History of disease and physical examination:

  • Anamnesis should give information about basic fact related to diabetes and to discover the presence of characteristic neurovascular symptoms.
  • Physical examination has a special significance for determining the condition of muscle- skeleton status, vascular status (skin temperature of lower leg and feet, quality of dorsal puls of feet, blood pressure) and neurological status (condition of sensibility and reflex) of lower legs and feet. By this examination it can be determined the presence of infections, anatomic anomalies, obtained deformities of feet, disorder of statics and loads with pathological pressures on some parts of feet, with the changes on skin and these places (callosity, blister, ulcerations and other lesions, changing of color, dry skin etc).
  • If it is necessary, during the physical examination, small surgical treatments of wounds are done (cleaning, cutting and removing the parts of tissue) by which it can be determined the seriousness of the wound (necrosis).

Prevention of diabetic foot

  • Treating a diabetic foot in an advanced phase is very complicated and only a doctor can decide about it. This is much more complicated than the preventing measures which can (or should, every day) do every diabetic patient.
  • Only early recognition and immediate treatment of the initial changes on feet can prevent the creation of diabetes foot.
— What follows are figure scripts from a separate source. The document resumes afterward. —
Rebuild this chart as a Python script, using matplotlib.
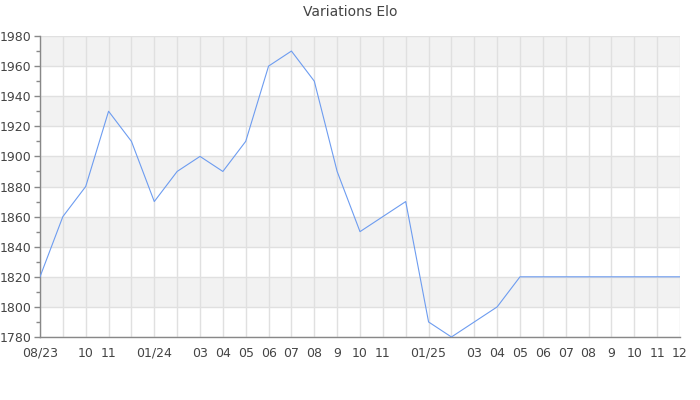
import matplotlib
matplotlib.use("Agg")
import matplotlib.pyplot as plt
from matplotlib.ticker import MultipleLocator

months = list(range(29))
tick_labels = ["08/23", "", "10", "11", "", "01/24", "", "03", "04", "05", "06", "07", "08", "9",
               "10", "11", "", "01/25", "", "03", "04", "05", "06", "07", "08", "9", "10", "11", "12"]
elo = [1820, 1860, 1880, 1930, 1910, 1870, 1890, 1900, 1890, 1910, 1960, 1970, 1950, 1890,
       1850, 1860, 1870, 1790, 1780, 1790, 1800, 1820, 1820, 1820, 1820, 1820, 1820, 1820, 1820]
title = "Variations Elo"

fig = plt.figure(figsize=(7, 4), dpi=100)
ax = fig.add_axes([40/700, 1 - 337/400, 640/700, 301/400])

ymin, ymax = 1780, 1980
for lo in range(1800, 1980, 40):
    ax.axhspan(lo, lo + 20, color="#f2f2f2", zorder=0, lw=0)
ax.set_ylim(ymin, ymax)
ax.set_xlim(months[0], months[-1])
ax.yaxis.set_major_locator(MultipleLocator(20))
ax.yaxis.set_minor_locator(MultipleLocator(10))
ax.set_xticks(months)
ax.set_xticklabels(tick_labels)
ax.grid(True, which="major", color="#e0e0e0", lw=1, zorder=1)
ax.set_axisbelow(True)

ax.plot(months, elo, color="#6d9cf0", lw=0.8, zorder=3)

for s in ["top", "right"]:
    ax.spines[s].set_visible(False)
for s in ["left", "bottom"]:
    ax.spines[s].set_color("#888888")
    ax.spines[s].set_linewidth(1)

ax.tick_params(axis="x", length=0, pad=7, labelsize=9, colors="#444444")
ax.tick_params(axis="y", which="major", length=4, width=1, color="#888888", labelsize=9, labelcolor="#444444", pad=2)
ax.tick_params(axis="y", which="minor", length=3, width=1, color="#888888")

fig.suptitle(title, y=0.988, fontsize=10, color="#444444")
fig.savefig("out.png", dpi=100)
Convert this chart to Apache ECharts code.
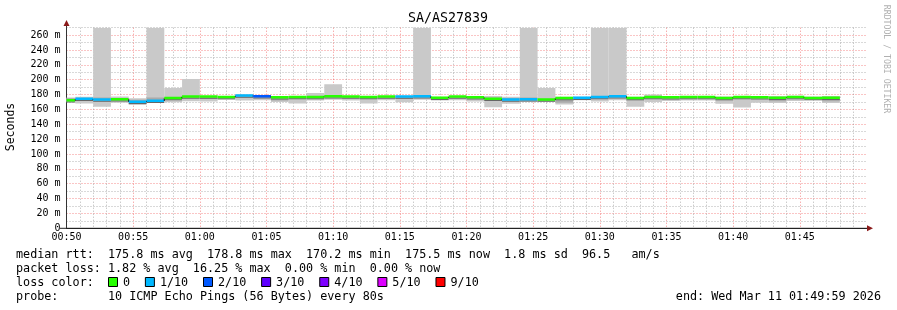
<!DOCTYPE html>
<html><head><meta charset="utf-8">
<script src="https://cdn.jsdelivr.net/npm/echarts@6/dist/echarts.min.js"></script>
<style>html,body{margin:0;padding:0;background:#fff}#c{width:897px;height:310px}</style>
</head><body><div id="c"></div>
<script>
// ---------------- data ----------------
const chartTitle = 'SA/AS27839';
const axisOrigin = '00:50:00';
const barStart = ['00:49:20','00:50:40','00:52:00','00:53:20','00:54:40','00:56:00','00:57:20','00:58:40',
  '01:00:00','01:01:20','01:02:40','01:04:00','01:05:20','01:06:40','01:08:00','01:09:20','01:10:40',
  '01:12:00','01:13:20','01:14:40','01:16:00','01:17:20','01:18:40','01:20:00','01:21:20','01:22:40',
  '01:24:00','01:25:20','01:26:40','01:28:00','01:29:20','01:30:40','01:32:00','01:33:20','01:34:40',
  '01:36:00','01:37:20','01:38:40','01:40:00','01:41:20','01:42:40','01:44:00','01:45:20','01:46:40'];
const lastBarEnd = '01:48:00';
const medianMs = [172,174,173,173.5,170,171.5,175,177,177,176.5,178.5,177.5,176,176.5,176.5,177.5,177,
  176.5,177,177,177.5,175.5,177,176,174,173,173.5,173,175,175.5,176.5,177.5,175,176.5,176,176.5,176.5,
  175,176.5,176,175.5,176.5,175,175.5];
const minMs = [169.5,168,163.5,169,166,169,169.5,171,170.5,173,172,172.5,170,168,172,173,172,
  168,172.5,169.5,173,172,172.5,170.5,163,167.5,170,170.5,166.5,172.5,170.5,172.5,163.5,170,171.5,172,172,
  167.5,162.5,169,168.5,171.5,172.5,168.5];
const maxMs = [176,177,290,177.5,175,290,189,201,178,178,180,179,178,178,182,194,178,
  178,178,178.5,290,177,178,177.5,178,177,290,189,177,177,290,290,177,180,178,178,178,
  177.5,178,178,178,178.5,177.5,178];
const innerLoMs = [171,172,171,172,168.5,170.5,173,175.5,174,175,176,176,172,174,174.5,176,175.5,
  174,175.5,174,176,173,175.5,174,172,171.5,172,171,169,174,174,176,172.5,174.5,173.5,175,175,
  172.5,174.5,174,171,175,173.5,171];
const innerHiMs = [175,175.5,176,175,173,176,176,178,177.5,177.5,179,178,177,177,177.5,178.5,177.5,
  177,177.5,177.5,178.5,176.5,177.5,177,176,175.5,176,174.5,176,176.5,177.5,178.5,176,178,177,177.5,177.5,
  176,177.5,177,176.5,177.5,176,177];
const lossTenths = [0,1,1,0,1,1,0,0,0,0,1,2,0,0,0,0,0,
  0,0,1,1,0,0,0,0,1,1,0,0,1,1,1,0,0,0,0,0,
  0,0,0,0,0,0,0];
const lossLevels = [0,1,2,3,4,5,9];
const lossLabels = ['0','1/10','2/10','3/10','4/10','5/10','9/10'];
const lossColors = ['#26ff00','#00b8ff','#0059ff','#5e00ff','#7e00ff','#dd00ff','#ff0000'];
const xTickLabels = ['00:50','00:55','01:00','01:05','01:10','01:15','01:20','01:25','01:30','01:35','01:40','01:45'];
const yAxisName = 'Seconds';
const statsLine1 = 'median rtt:  175.8 ms avg  178.8 ms max  170.2 ms min  175.5 ms now  1.8 ms sd  96.5   am/s';
const statsLine2 = 'packet loss: 1.82 % avg  16.25 % max  0.00 % min  0.00 % now';
const lossCaption = 'loss color:';
const probeLine = 'probe:       10 ICMP Echo Pings (56 Bytes) every 80s';
const endLine = 'end: Wed Mar 11 01:49:59 2026';
const creditText = 'RRDTOOL / TOBI OETIKER';

// ---------------- helpers ----------------
function toMin(s) {
  const p = s.split(':').map(Number);
  const o = axisOrigin.split(':').map(Number);
  return (p[0]*60 + p[1] + p[2]/60) - (o[0]*60 + o[1] + o[2]/60);
}
function lossColor(l) {
  let idx = 0;
  for (let i = 0; i < lossLevels.length; i++) if (l >= lossLevels[i]) idx = i;
  return lossColors[idx];
}
const seriesData = barStart.map((s, i) => {
  const end = i + 1 < barStart.length ? barStart[i+1] : lastBarEnd;
  return [toMin(s), toMin(end), minMs[i], maxMs[i], innerLoMs[i], innerHiMs[i], medianMs[i],
          lossTenths[i], i > 0 ? medianMs[i-1] : medianMs[i]];
});

const FONT = '"DejaVu Sans Mono", monospace';
const MAJOR = 'rgba(240,90,90,0.7)';
const MINOR = 'rgba(140,140,140,0.65)';
const yMax = 270, yStep = 10;
const yColors = [];
for (let v = 0; v <= yMax; v += yStep) yColors.push((v % 20 === 0) ? MAJOR : MINOR);
const xColors = [];
for (let m = 0; m <= 60; m++) xColors.push(m === 60 ? 'rgba(0,0,0,0)' : (m % 5 === 0 ? MAJOR : MINOR));

function renderItem(params, api) {
  const cs = params.coordSys;
  const top = cs.y, bottom = cs.y + cs.height;
  const left = Math.max(cs.x, api.coord([api.value(0), 0])[0]);
  const right = Math.min(cs.x + cs.width, api.coord([api.value(1), 0])[0]);
  const yOf = v => Math.min(bottom, Math.max(top, api.coord([0, v])[1]));
  const lo = yOf(api.value(2)), hi = yOf(api.value(3));
  const ilo = yOf(api.value(4)), ihi = yOf(api.value(5));
  const med = yOf(api.value(6)), prev = yOf(api.value(8));
  const w = right - left;
  const children = [
    {type:'rect', shape:{x:left, y:hi, width:w, height:lo-hi}, style:{fill:'#c9c9c9'}},
    {type:'rect', shape:{x:left, y:ihi, width:w, height:ilo-ihi}, style:{fill:'#aaaaaa'}},
    {type:'rect', shape:{x:left, y:med+1, width:w, height:1}, style:{fill:'#666'}},
  ];
  if (Math.abs(prev - med) > 0.5 && params.dataIndex > 0) {
    children.push({type:'line', shape:{x1:left, y1:prev, x2:left, y2:med}, style:{stroke:'#000', lineWidth:1}});
  }
  children.push({type:'rect', shape:{x:left, y:med-1.5, width:w, height:2.5}, style:{fill:lossColor(api.value(7))}});
  return {type:'group', children};
}

// legend boxes
const legendEls = [];
let lx = 108;
lossLabels.forEach((lab, i) => {
  legendEls.push({type:'rect', shape:{x:lx+0.5, y:277.5, width:9, height:9},
    style:{fill:lossColors[i], stroke:'#000', lineWidth:1}});
  legendEls.push({type:'text', x:lx+15, y:282.5,
    style:{text:lab, font:'11.75px ' + FONT, fill:'#000', textVerticalAlign:'middle', verticalAlign:'middle'}});
  lx = lx + 15 + lab.length*7.08 + 14.8;
});

function txt(text, x, y, size, opts) {
  return Object.assign({type:'text', x, y, style:Object.assign({text, font: size + 'px ' + FONT, fill:'#000',
    textVerticalAlign:'middle', verticalAlign:'middle'}, (opts && opts.style) || {})}, (opts && opts.el) || {});
}

const chart = echarts.init(document.getElementById('c'), null, {renderer:'canvas'});
chart.setOption({
  animation:false,
  backgroundColor:'#fff',
  grid:{left:66.5, right:30.5, top:27.7, bottom:81.7, containLabel:false},
  xAxis:{type:'value', min:0, max:60, interval:1,
    axisLine:{show:true, onZero:false, lineStyle:{color:'#222', width:1}},
    axisTick:{show:false},
    axisLabel:{show:true, margin:4, color:'#000', fontFamily:'DejaVu Sans Mono', fontSize:10,
      formatter: v => { const r = Math.round(v); return (r % 5 === 0 && r/5 < xTickLabels.length) ? xTickLabels[r/5] : ''; }},
    splitLine:{show:true, lineStyle:{color:xColors, width:1, type:[1,2]}}},
  yAxis:{type:'value', min:0, max:yMax, interval:yStep,
    axisLine:{show:true, lineStyle:{color:'#333', width:1}},
    axisTick:{show:false},
    axisLabel:{show:true, margin:6, color:'#000', fontFamily:'DejaVu Sans Mono', fontSize:10,
      formatter: v => { const r = Math.round(v); return r % 20 === 0 ? (r === 0 ? '0' : r + ' m') : ''; }},
    splitLine:{show:true, lineStyle:{color:yColors, width:1, type:[1,2]}}},
  series:[{type:'custom', renderItem, data:seriesData, encode:{x:[0,1], y:[2,3]}, clip:true, z:3}],
  graphic:[
    txt(chartTitle, 448, 19, 13.3, {style:{textAlign:'center', align:'center'}}),
    txt(yAxisName, 11, 127, 11.5, {style:{textAlign:'center', align:'center'}, el:{rotation:Math.PI/2}}),
    txt(creditText, 886, 59, 8.2, {style:{textAlign:'center', align:'center', fill:'#b0b0b0'}, el:{rotation:-Math.PI/2}}),
    {type:'line', shape:{x1:66.5, y1:22, x2:66.5, y2:28}, style:{stroke:'#333', lineWidth:1}},
    {type:'polygon', shape:{points:[[66.5,20],[63.5,26],[69.5,26]]}, style:{fill:'#8b1a1a'}},
    {type:'line', shape:{x1:60, y1:228.3, x2:867, y2:228.3}, style:{stroke:'#222', lineWidth:1}},
    {type:'polygon', shape:{points:[[873,228.3],[867,225.3],[867,231.3]]}, style:{fill:'#8b1a1a'}},
    txt(statsLine1, 16, 255, 11.75),
    txt(statsLine2, 16, 268.5, 11.75),
    txt(lossCaption, 16, 282.5, 11.75),
    txt(probeLine, 16, 296.5, 11.75),
    txt(endLine, 881, 296.5, 11.75, {style:{textAlign:'right', align:'right'}}),
    ...legendEls
  ]
});
</script></body></html>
And by that, every diabetic patient should regard that the persons with damaged nerves of diabetes do not feel pain.
  • By everyday examining under good light, patients can notice on time the initial changes on their feet.
  • Everyday hygiene, washing feet with warm water and soap and after that obligatory drying, especially spaces between toes, protects the skin of feet from possible infections.
  • Every day (when necessary many times a day) apply on your feet hydrating non-perfumed creams (for example panthenol), which prevents drying of skin and maintains its elasticity.
  • A diabetic patient must not allow his/her nails to grow too much, nails should be cut regularly, transversally, not leaving sharp edges in the ends of the nails.
  • A diabetic patient should never walk barefoot. The socks he/she wears must be woolen or cotton, of the appropriate size, not too tight. Stockings are not recommended because they tighten lower legs and limit the flow of blood through diseased blood vessels. Shoes should be of soft skin, wide enough in the front part, not to be too tight, and to be warm enough in wintertime to protect feet from the effects of coldness.
  • A diabetic patient should not use hot water bottles, electric blankets and other heating devices to warm his/her feet, because of reduced sensibility and bad circulation, heat can cause burns.

A diabetic patient has to be cautious if during examination he/she notices blisters, cuticles, ingrown nails, callus, bunions, deformed joints or wounds on the foot (obligatory consultation with doctors. A diabetic patient should avoid using medical herbs and balms, when he/she notices a smallest wound on his/her feet you should immediately visit your doctor.